By popular request (well, by one request), here's the solution to puzzle 62 - the Corroboree level from Ancient Frog LE.

I think I made a mistake in using the perfect solution as the par value. The game would be less frustrating (and a bit richer) if the par value reflected a really good but not necessarily perfect solution, and if it were then possible to come in under par. Players wouldn't be banging their heads against the wall on the really nasty levels, and there'd be a feeling of having beaten the game if they got a better score.

There's a fair bit of smoothing out of the progression and difficulty in general that I'd like to do now that I've seen it played by a much broader base of people, but I don't like to change a puzzle that someone is in the middle of at the time the update goes out.

Meanwhile, 1.06 is getting ready to release. The trouble with optimising is that there's no absolute end to it, and once I've started I find it hard to stop.

Thursday 16 April 2009

1.05

I've just uploaded version 1.05 to the app store. Expect it to come out the other end of Apple's QA in about a week.

It took longer than I'd hoped (the joys of fatherhood!) so I bumped some of the features I wanted to a later update (hints, a prettier garden, performance improvements). What it does have is a spiffy new page-turn effect (it's cooler than it sounds!), and an action replay feature.

Action replay was suggested by player 'Cogunn', and I kicked myself for not thinking of it first.
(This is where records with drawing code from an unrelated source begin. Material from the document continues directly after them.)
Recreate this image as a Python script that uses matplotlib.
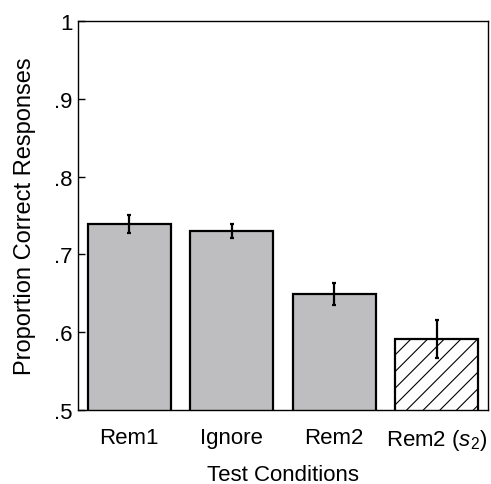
import matplotlib
matplotlib.use("Agg")
import matplotlib.pyplot as plt

# data
conditions = ["Rem1", "Ignore", "Rem2", r"Rem2 ($s_2$)"]
proportions = [0.739, 0.730, 0.649, 0.591]
errors = [0.012, 0.0085, 0.0145, 0.0245]
yticks = [0.5, 0.6, 0.7, 0.8, 0.9, 1.0]
ytick_labels = [".5", ".6", ".7", ".8", ".9", "1"]

plt.rcParams["font.family"] = ["Liberation Sans", "DejaVu Sans"]
plt.rcParams["mathtext.fontset"] = "custom"
plt.rcParams["mathtext.rm"] = "Liberation Sans"
plt.rcParams["mathtext.it"] = "Liberation Sans:italic"
plt.rcParams["hatch.linewidth"] = 0.8

fs = 16

fig = plt.figure(figsize=(4.91, 4.85), dpi=100)
ax = fig.add_axes([0.1589, 0.1526, 0.835, 0.802])

x = range(len(conditions))
bars = ax.bar(x, proportions, width=0.81, color="#bebec0", edgecolor="black",
              linewidth=1.6, zorder=2)
# last condition drawn hatched
bars[-1].set_facecolor("white")
bars[-1].set_hatch("//")

ax.errorbar(x, proportions, yerr=errors, fmt="none", ecolor="black",
            elinewidth=1.6, capsize=1.5, capthick=1.6, zorder=3)

ax.set_xlim(-0.5, 3.5)
ax.set_ylim(0.5, 1.0)
ax.set_yticks(yticks)
ax.set_yticklabels(ytick_labels)
ax.set_xticks(list(x))
ax.set_xticklabels(conditions)
ax.tick_params(axis="y", direction="in", length=5, width=1, pad=4, labelsize=fs)
ax.tick_params(axis="x", length=0, pad=12, labelsize=fs)
for s in ax.spines.values():
    s.set_linewidth(1.0)

ax.set_ylabel("Proportion Correct Responses", fontsize=17, labelpad=13)
ax.set_xlabel("Test Conditions", fontsize=fs, labelpad=9)

fig.savefig("out.png", dpi=100)
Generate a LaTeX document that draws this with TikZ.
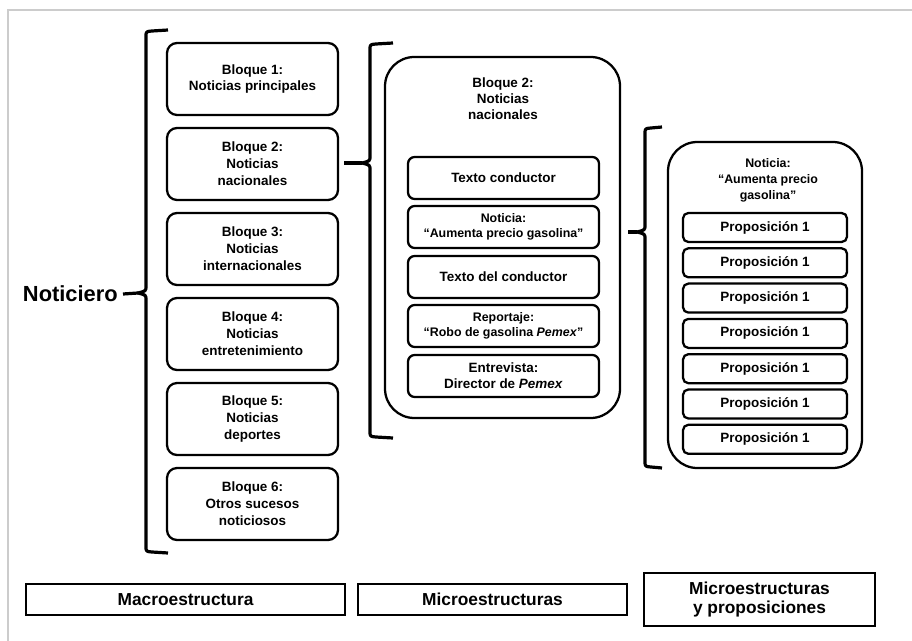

If you've been struggling for hours on a particular puzzle, the petal shower is a meagre reward. Now you can press the little 'replay' button (top right, during the petal shower) and watch the frog retracing your footsteps.

The replay function in the original Civilization was one of my favourite parts of the game, and I was always disappointed that they dropped it for the sequels.

Wednesday 1 April 2009

1.04

Version 1.04 is up, and my iPhone has arrived, so I was able to check that the silent switch now works. (It does!)

The Light Edition, Ancient Frog LE, is also live on the app store! It will be interesting to see what effect a free demo has on sales. Some people swear by them, some say they cannibalise your sales. The next few days' stats will be interesting to see.

level 88

This wasn't requested as such, but it's a tough one, and a good puzzle to illustrate how the game is played.

A lot of puzzles have this core element - there's a gap across the board of one peg width, and to bridge it you have to arrange the frog so it can make a sidestep. In this case you have to sidestep across the gap more than once before you're in a position with enough room to make the turn to the goal.

Sunday 29 March 2009

splashing out

Apple finally sent out the financial reports for February. Still no actual money, but at least an indication that there will be some.

My iPhone game has made enough that I can afford to buy... looks around sheepishly... an iPhone. I've ordered a 16GB one in white.

I used an iPod touch during development, because it was the cheapest way to bootstrap myself into iPhone programming, but it meant that I have been unable to test the phone-only features such as the 'silent' switch. And so, not unexpectedly, Ancient Frog wasn't honouring it correctly. And so, also not unexpectedly, people were (quite understandably) complaining.

My reward for this sloppy quality control is a shiny new toy. Hurray!